### What you have to do
Begin with the first line of the material and copy each line word for word through the line that contains "y_ticks = [0, 5000, 10000, 15000, 20000, 25000]"; the pictures are left out.

** BEGIN Data lines **

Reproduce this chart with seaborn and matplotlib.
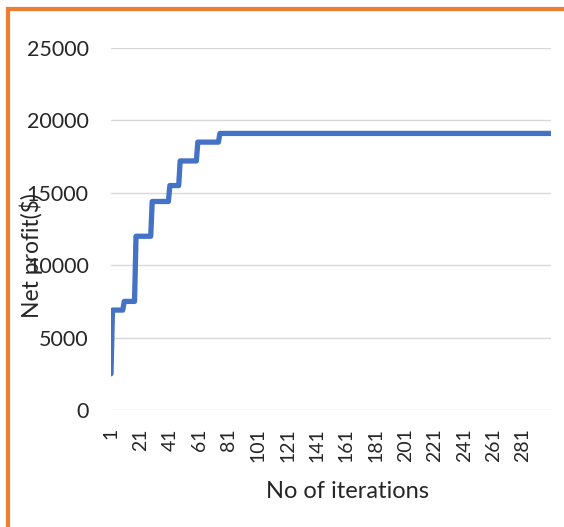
import numpy as np
import pandas as pd
import matplotlib
matplotlib.use("Agg")
import matplotlib.pyplot as plt
import seaborn as sns
from matplotlib.patches import Rectangle

# Data: profit holds a level until the next improvement
step_start = [1, 2, 10, 18, 29, 41, 48, 60, 75]          # iteration where a new level begins
step_profit = [2500, 6900, 7500, 12000, 14400, 15500, 17200, 18500, 19100]
n_iterations = 300
x_tick_labels = [str(i) for i in range(1, 300, 20)]
y_ticks = [0, 5000, 10000, 15000, 20000, 25000]

# expand the levels to one value per iteration
counts = np.diff(step_start + [n_iterations + 1])
df = pd.DataFrame({
    "iteration": np.arange(1, n_iterations + 1),
    "profit": np.repeat(step_profit, counts),
})

sns.set_style("white")
plt.rcParams["font.family"] = ["Lato", "DejaVu Sans"]

fig = plt.figure(figsize=(5.64, 5.27), dpi=100)
ax = fig.add_axes([111 / 564, 1 - 410 / 527, 440 / 564, 362 / 527])

sns.lineplot(data=df, x="iteration", y="profit", ax=ax,
             color="#4472C4", linewidth=3.8, solid_capstyle="round")

ax.set_xlim(1, n_iterations)
ax.set_ylim(0, 25000)
ax.set_yticks(y_ticks)
ax.set_yticklabels([str(v) for v in y_ticks], fontsize=15.5)
ax.set_xticks([int(t) for t in x_tick_labels])
ax.set_xticklabels(x_tick_labels, rotation=90, fontsize=14)
ax.tick_params(axis="y", length=0, pad=16)
ax.tick_params(axis="x", length=0, pad=13)

ax.grid(axis="y", color="#D9D9D9", linewidth=1.0)
ax.set_axisbelow(True)
for s in ax.spines.values():
    s.set_visible(False)

ax.set_xlabel("No of iterations", fontsize=17, va="center")
ax.xaxis.set_label_coords((347 - 111) / 440, (410 - 492) / 362)
ax.set_ylabel("Net profit($)", fontsize=16.5, va="center")
ax.yaxis.set_label_coords((31 - 111) / 440, (410 - 256) / 362)

# orange frame on the left and top edges
fig.add_artist(Rectangle((8 / 564, -0.2), 1.5, 1.2 - 8.5 / 527,
                         transform=fig.transFigure, fill=False,
                         edgecolor="#ED7D31", linewidth=3, clip_on=False))

fig.savefig("out.png", dpi=100)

** END Data lines **

### Answer to this exercise
Reproduce this chart with seaborn and matplotlib.
import numpy as np
import pandas as pd
import matplotlib
matplotlib.use("Agg")
import matplotlib.pyplot as plt
import seaborn as sns
from matplotlib.patches import Rectangle

# Data: profit holds a level until the next improvement
step_start = [1, 2, 10, 18, 29, 41, 48, 60, 75]          # iteration where a new level begins
step_profit = [2500, 6900, 7500, 12000, 14400, 15500, 17200, 18500, 19100]
n_iterations = 300
x_tick_labels = [str(i) for i in range(1, 300, 20)]
y_ticks = [0, 5000, 10000, 15000, 20000, 25000]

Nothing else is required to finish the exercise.